Pargalı İbrahim’in mezarı bilinmiyorsa da yaşadığı mekanı, yani bugün müze olan Sultanahmet’teki İbrahim Paşa Sarayı’nı gezip görebilirsiniz...


Hızlı yiyenleri uyaran akıllı çatal üretilmiş.
Bizim yiyiciler o kadar hızlıdır ki, farkedinceye kadar o çatalı bile yerler.
Fahrettin Fidan

Tanım

Bugün 10 Ocak... Çalışan gazeteciler günü...

Gazetecilere önemli haklar sağlayan 212 sayılı yasa 10 Ocak 1961 günü kabul edildi...

Ve o gün Çalışan Gazeteciler Günü oldu...

Ne var ki günümüzde çalışamayan gazeteciler büyük çoğunluk oluşturuyor.

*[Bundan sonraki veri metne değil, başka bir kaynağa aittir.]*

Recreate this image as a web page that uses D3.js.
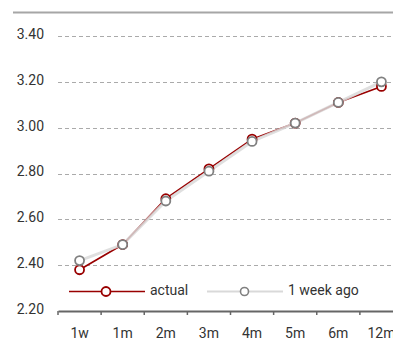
<!DOCTYPE html>
<html>
<head>
<meta charset="utf-8">
<script src="https://cdn.jsdelivr.net/npm/d3@7"></script>
<style>
  html, body { margin: 0; padding: 0; background: #fff; }
  svg { display: block; font-family: Roboto, "Liberation Sans", sans-serif; }
</style>
</head>
<body>
<svg id="chart" width="393" height="342"></svg>
<script>
// Tenors on the curve
const tenors = ["1w", "1m", "2m", "3m", "4m", "5m", "6m", "12m"];
// Current fixing
const actual = [2.38, 2.49, 2.69, 2.82, 2.95, 3.02, 3.11, 3.18];
// Fixing one week earlier
const weekAgo = [2.42, 2.49, 2.68, 2.81, 2.94, 3.02, 3.11, 3.20];
// Y axis ticks
const yTicks = [2.2, 2.4, 2.6, 2.8, 3.0, 3.2, 3.4];

const svg = d3.select("#chart");
const W = 393;
const FS = 14;

const x = d3.scaleBand().domain(tenors).range([58, 403]);
const y = d3.scaleLinear().domain([2.2, 3.4]).range([311, 36]);

// top rule
svg.append("line")
  .attr("x1", 13).attr("x2", W).attr("y1", 12.5).attr("y2", 12.5)
  .attr("stroke", "#a6a6a6").attr("stroke-width", 2);

// horizontal gridlines
svg.append("g").selectAll("line")
  .data(yTicks.filter(d => d > 2.2))
  .join("line")
  .attr("x1", 58).attr("x2", W)
  .attr("y1", d => Math.round(y(d)) + 0.5).attr("y2", d => Math.round(y(d)) + 0.5)
  .attr("stroke", "#aaaaaa").attr("stroke-width", 1)
  .attr("stroke-dasharray", "4,3");

// y labels
svg.append("g").selectAll("text")
  .data(yTicks)
  .join("text")
  .attr("x", 44).attr("y", d => y(d) - 2)
  .attr("dy", "0.35em")
  .attr("text-anchor", "end")
  .attr("font-size", FS).attr("fill", "#333")
  .text(d => d3.format(".2f")(d));

// x axis
const xAxis = d3.axisBottom(x).tickSize(0).tickPadding(17);
const gx = svg.append("g").attr("transform", "translate(0,311)").call(xAxis);
gx.select(".domain").attr("stroke", "#666").attr("stroke-width", 2);
gx.selectAll("text").attr("font-size", FS).attr("fill", "#333")
  .attr("font-family", "Roboto, 'Liberation Sans', sans-serif");
// tick marks between categories
gx.append("g").selectAll("line")
  .data(tenors)
  .join("line")
  .attr("x1", d => x(d)).attr("x2", d => x(d))
  .attr("y1", 0).attr("y2", 4)
  .attr("stroke", "#666").attr("stroke-width", 1.5);

const cx = d => x(d) + x.bandwidth() / 2;
const line = d3.line().x(d => cx(d.t)).y(d => y(d.v));
const actualPts = tenors.map((t, i) => ({ t, v: actual[i] }));
const weekPts = tenors.map((t, i) => ({ t, v: weekAgo[i] }));

// series lines
svg.append("path").datum(actualPts).attr("d", line)
  .attr("fill", "none").attr("stroke", "#990000").attr("stroke-width", 1.6);
svg.append("path").datum(weekPts).attr("d", line)
  .attr("fill", "none").attr("stroke", "#d9d9d9").attr("stroke-width", 3)
  .attr("stroke-opacity", 0.85);

// markers
svg.append("g").selectAll("circle").data(actualPts).join("circle")
  .attr("cx", d => cx(d.t)).attr("cy", d => y(d.v)).attr("r", 4.5)
  .attr("fill", "#fff").attr("stroke", "#990000").attr("stroke-width", 1.8);
svg.append("g").selectAll("circle").data(weekPts).join("circle")
  .attr("cx", d => cx(d.t)).attr("cy", d => y(d.v)).attr("r", 4.5)
  .attr("fill", "#fff").attr("stroke", "#808080").attr("stroke-width", 1.8);

// legend
const ly = 291.5;
const leg = svg.append("g");
leg.append("line").attr("x1", 69).attr("x2", 145).attr("y1", ly).attr("y2", ly)
  .attr("stroke", "#990000").attr("stroke-width", 1.6);
leg.append("circle").attr("cx", 106).attr("cy", ly).attr("r", 4.5)
  .attr("fill", "#fff").attr("stroke", "#990000").attr("stroke-width", 1.8);
leg.append("text").attr("x", 150).attr("y", ly - 1).attr("dy", "0.35em")
  .attr("font-size", FS).attr("fill", "#333").text("actual");

leg.append("line").attr("x1", 207).attr("x2", 283).attr("y1", ly).attr("y2", ly)
  .attr("stroke", "#d9d9d9").attr("stroke-width", 2);
leg.append("circle").attr("cx", 244.5).attr("cy", ly).attr("r", 4)
  .attr("fill", "#fff").attr("stroke", "#808080").attr("stroke-width", 1.6);
leg.append("text").attr("x", 288).attr("y", ly - 1).attr("dy", "0.35em")
  .attr("font-size", FS).attr("fill", "#333").text("1 week ago");
</script>
</body>
</html>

Kimi gazeteci işsiz olduğu için çalışamıyor, kimi hapiste olduğundan...

Türkiye “dünyanın en büyük gazeteci hapishanesi” diye anılıyor artık...

Çalışan gazetecilere gelince... Onların da özgürce, mesleğin ilkelerine uyarak çalıştığını kimse söyleyemez. Yazamadıkları yazabildiklerinden çok fazla...

Bugün basın üzerindeki baskılar askeri darbe dönemlerini andırır durumdadır.

Bir demokrasi düşününüz ki... Başbakan gazetecileri bir savcı gibi açıktan suçlamakta, beğenmediğinin işten atılması talimatını verebilmektedir.

Tüm gazetecilere sabır diliyor, Mustafa Balbay, Tuncay Özkan, Yalçın Küçük, Hikmet Çiçek gibi dostlar başta olmak üzere hapisteki bütün gazeteciler için özgürlük çağrısı yapıyoruz...



Başbakan Yardımcısı Bozdağ “Diyanet İşleri laikliğe değil, sünnete
bakmalı” demiş.
İnsaf yahu!
Devletin karışmadığı bir tek oramız kalmıştı...
Akif Kökçe


Gündem

Özgür Gündem’de Veysi Sarısözen, Başbakan’ın danışmanı Yalçın Akdoğan’ın yazılarıyla süreci adeta dinamitlediğini yazıyor. Akdoğan için diyor ki:

“Onun İmralı sürecine bakışı, bir ‘yenen-yenilen’ bakışıdır. PKK’nın ‘yenildiği’ o nedenle şimdi yenilen güce ‘silah bıraktırma’ aşamasına gelindiği iddiası onun temel tezi. Bu tez, İmralı sürecine karşı yapılmış en büyük provokasyondur.”

Akdoğan’ın “Örgütün büyük iddialarına karşı devletin başarılı güvenlik politikalarıyla çektiği rest netice verdi” gibi cümleleri hassasiyet yaratmış.

BDP Eşbaşkanı Selahattin Demirtaş, İmralı ile yakında başlaması söz konusu olan müzakerelere KCK’nın ve DTK’nın de katılmasını istiyor. Yani; Öcalan+BDP+KCK+DTK+ PKK... Bırakın AKP ile anlaşmayı... Bu cephe kendi arasında nasıl anlaşacak acaba?